Любопытствующие искательницы не отчаивались. Они шепотом, замирая, читали друг другу стихи Альфреда де Мюссе или Сюлли-Прюдома, в которых им виделись бездны разврата; они переписывали эти стихи; доискивались скрытого смысла даже в тех строфах, где его подчас и не было вовсе. Эти маленькие тринадцатилетние женщины, целомудренные и бесстыдные, ничего не знавшие о любви, не то в шутку, не то всерьез рассуждали о любви и страсти; и на промокательной бумаге, под отеческим оком учителя, очень кроткого и вежливого старичка, записывали в классе стихи вроде тех, которые он однажды перехватил и, прочтя, чуть не умер на месте:
О, дайте, дайте вас в объятья заключить,
Любовь безумную в лобзаньях ваших пить,
По капле, медленно!..
Они учились в популярной среди высшего круга фешенебельной школе, где преподавали университетские профессора. Здесь нашлось, к чему приложить их любовные мечты. Почти каждая девочка была влюблена в кого-нибудь из преподавателей. Только бы он был молод и относительно недурен собой. Они трудились, как самые примерные девочки, лишь бы угодить своему кумиру.
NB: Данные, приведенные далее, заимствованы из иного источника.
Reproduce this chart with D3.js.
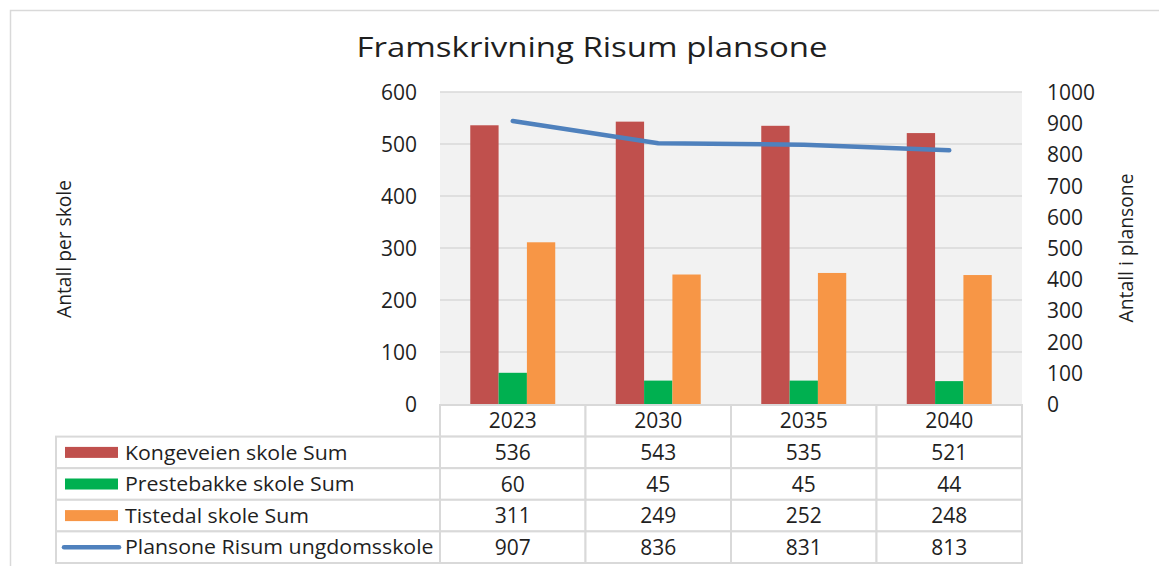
<!DOCTYPE html>
<html><head><meta charset="utf-8">
<script src="https://cdn.jsdelivr.net/npm/d3@7"></script>
<style>
html,body{margin:0;padding:0;background:#fff;}
svg text{font-family:"Open Sans",sans-serif;fill:#1f1f1f;}
</style></head>
<body>
<svg id="c" width="1159" height="566"></svg>
<script>
const years = ["2023","2030","2035","2040"];
const barSeries = ["Kongeveien skole Sum","Prestebakke skole Sum","Tistedal skole Sum"];
const kongeveien = [536,543,535,521];
const prestebakke = [60,45,45,44];
const tistedal = [311,249,252,248];
const lineSeries = "Plansone Risum ungdomsskole";
const plansone = [907,836,831,813];
const leftTicks = [0,100,200,300,400,500,600];
const rightTicks = [0,100,200,300,400,500,600,700,800,900,1000];
const colors = {"Kongeveien skole Sum":"#C0504D","Prestebakke skole Sum":"#00B050","Tistedal skole Sum":"#F79646"};
const lineColor = "#4F81BD";
const barValues = [kongeveien, prestebakke, tistedal];

const svg = d3.select("#c");
const L = 440, R = 1022, T = 92, B = 404;

// outer border (top & left)
svg.append("path").attr("d","M10.5,566 V10.5 H1159").attr("fill","none").attr("stroke","#D9D9D9").attr("stroke-width",1.5);

// title
svg.append("text").attr("x",592).attr("y",57).attr("text-anchor","middle")
  .attr("font-size",27).attr("textLength",471).attr("lengthAdjust","spacingAndGlyphs")
  .text("Framskrivning Risum plansone");

const x0 = d3.scaleBand().domain(years).range([L,R]);
const bw = x0.bandwidth();
const x1 = d3.scaleBand().domain(barSeries).range([bw*0.208, bw*0.792]);
const yL = d3.scaleLinear().domain([0,600]).range([B,T]);
const yR = d3.scaleLinear().domain([0,1000]).range([B,T]);

// plot background
svg.append("rect").attr("x",L).attr("y",T).attr("width",R-L).attr("height",B-T).attr("fill","#F2F2F2");

// gridlines
svg.append("g").selectAll("line").data(leftTicks.filter(d=>d>0)).join("line")
  .attr("x1",L).attr("x2",R).attr("y1",d=>yL(d)).attr("y2",d=>yL(d))
  .attr("stroke","#D9D9D9").attr("stroke-width",1.5);

// left axis
const axL = svg.append("g").attr("transform",`translate(${417},0)`)
  .call(d3.axisLeft(yL).tickValues(leftTicks).tickFormat(d3.format("d")).tickSize(0).tickPadding(0));
axL.select(".domain").remove();
axL.selectAll("text").attr("font-size",21).attr("font-family","Open Sans").attr("fill","#1f1f1f").attr("dy","0.36em");

// right axis
const axR = svg.append("g").attr("transform",`translate(${1047},0)`)
  .call(d3.axisRight(yR).tickValues(rightTicks).tickFormat(d3.format("d")).tickSize(0).tickPadding(0));
axR.select(".domain").remove();
axR.selectAll("text").attr("font-size",21).attr("font-family","Open Sans").attr("fill","#1f1f1f").attr("dy","0.36em");

// axis titles
svg.append("text").attr("transform","translate(71,249) rotate(-90)").attr("text-anchor","middle")
  .attr("font-size",20).attr("textLength",138).attr("lengthAdjust","spacingAndGlyphs").text("Antall per skole");
svg.append("text").attr("transform","translate(1133,248) rotate(-90)").attr("text-anchor","middle")
  .attr("font-size",20).attr("textLength",149).attr("lengthAdjust","spacingAndGlyphs").text("Antall i plansone");

// bars
const bars = svg.append("g");
barSeries.forEach((s,si)=>{
  bars.append("g").selectAll("rect").data(years.map((y,i)=>({y,v:barValues[si][i]}))).join("rect")
    .attr("x",d=>x0(d.y)+x1(s)).attr("width",x1.bandwidth())
    .attr("y",d=>yL(d.v)).attr("height",d=>yL(0)-yL(d.v))
    .attr("fill",colors[s]);
});

// line
const line = d3.line().x((d,i)=>x0(years[i])+bw/2).y(d=>yR(d));
svg.append("path").datum(plansone).attr("d",line).attr("fill","none")
  .attr("stroke",lineColor).attr("stroke-width",4.5).attr("stroke-linecap","round").attr("stroke-linejoin","round");

// data table
const tableLeft = 56;
const rowLabels = barSeries.concat([lineSeries]);
const rowValues = barValues.concat([plansone]);
const rows = d3.scaleBand().domain(["hdr"].concat(rowLabels)).range([405,563]);
const rh = rows.bandwidth();
const tg = svg.append("g");
const bc = "#D9D9D9";
// header row cells
years.forEach(y=>{
  tg.append("rect").attr("x",x0(y)).attr("y",rows("hdr")).attr("width",bw).attr("height",rh)
    .attr("fill","#fff").attr("stroke",bc).attr("stroke-width",2);
  tg.append("text").attr("x",x0(y)+bw/2).attr("y",rows("hdr")+rh/2).attr("dy","0.36em")
    .attr("text-anchor","middle").attr("font-size",21).text(y);
});
rowLabels.forEach((lab,ri)=>{
  const ry = rows(lab);
  tg.append("rect").attr("x",tableLeft).attr("y",ry).attr("width",L-tableLeft).attr("height",rh)
    .attr("fill","#fff").attr("stroke",bc).attr("stroke-width",2);
  if (ri<3) {
    tg.append("rect").attr("x",65).attr("y",ry+rh/2-5.5).attr("width",53).attr("height",11).attr("fill",colors[lab]);
  } else {
    tg.append("line").attr("x1",64).attr("x2",119).attr("y1",ry+rh/2).attr("y2",ry+rh/2)
      .attr("stroke",lineColor).attr("stroke-width",4.5).attr("stroke-linecap","round");
  }
  const t = tg.append("text").attr("x",125).attr("y",ry+rh/2).attr("dy","0.36em").attr("font-size",20).text(lab);
  // stretch labels slightly to match the wider original typeface
  const w = t.node().getComputedTextLength();
  t.attr("textLength", w*1.065).attr("lengthAdjust","spacingAndGlyphs");
  years.forEach((y,i)=>{
    tg.append("rect").attr("x",x0(y)).attr("y",ry).attr("width",bw).attr("height",rh)
      .attr("fill","#fff").attr("stroke",bc).attr("stroke-width",2);
    tg.append("text").attr("x",x0(y)+bw/2).attr("y",ry+rh/2).attr("dy","0.36em")
      .attr("text-anchor","middle").attr("font-size",21).text(rowValues[ri][i]);
  });
});
</script>
</body></html>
Какие проливались слезы, если плохую отметку за сочинение ставил он, именно он! Когда же он их хвалил, они краснели, бледнели, бросали на него благодарные, кокетливые взгляды. А уж если он беседовал с кем-нибудь отдельно и что-то объяснял или одобрял — это был верх блаженства. Чтобы их очаровать, вовсе не требовалось быть орлом. Когда на уроке гимнастики учитель подсаживал Жаклину на трапецию, девочку даже в жар бросало. И как же они старались друг перед дружкой! Как втайне терзались ревностью! Как умильно строили глазки, чтобы отбить своего героя у выскочки-соперницы! Стоило ему на уроке раскрыть рот — и все мигом хватались за карандаши и перья. Понять они не старались — главное было не упустить ни слова. Они усердно писали и в то же время украдкой, любопытным взглядом следили за своим божеством, за каждым его движением, и кто-нибудь, Жаклина или Симона, шептал:
— Представляешь, как бы ему пошел галстук в синюю крапинку!
Потом они стали выбирать себе кумиров в духе олеографий, сентиментальных дамских стишков, картинок в модных журналах — влюблялись в музыкантов, поэтов, актеров, живых и мертвых, в Муне-Сюлли, Самэна, Дебюсси; переглядывались с незнакомыми молодыми людьми в концерте, в светской гостиной, на улице и тут же мысленно сочиняли любовные приключения — лишь бы все время увлекаться, любить, иметь предлог для любви. Жаклина и Симона все поверяли друг другу — вернейшее доказательство, что по-настоящему они ничего не чувствовали, а также лучший способ оградить себя от истинного чувства. Зато их состояние становилось чем-то вроде хронической болезни, и хотя они первые смеялись над собой, но сами же ревностно культивировали эти настроения и взвинчивали друг друга. Симона — большая фантазерка и вместе с тем более благоразумная — была необузданнее в своих выдумках. А Жаклина — более непосредственная и более страстная — скорее способна была осуществить любую фантазию. Раз двадцать она собиралась натворить отчаянных глупостей, но только собиралась, как и бывает обычно в отрочестве. У этих жалких зверюшек (какими были и мы все) случаются минуты такого безумия, когда одни чуть не бросаются в объятия смерти, а другие — в объятия первого встречного. По счастью, у большинства дело не идет дальше намерений. Жаклина сочинила вчерне десяток пылких посланий людям, которых знала только по виду; но отправила, и то без подписи, лишь восторженное письмо одному критику, уроду, пошляку, самовлюбленному и ограниченному сухарю.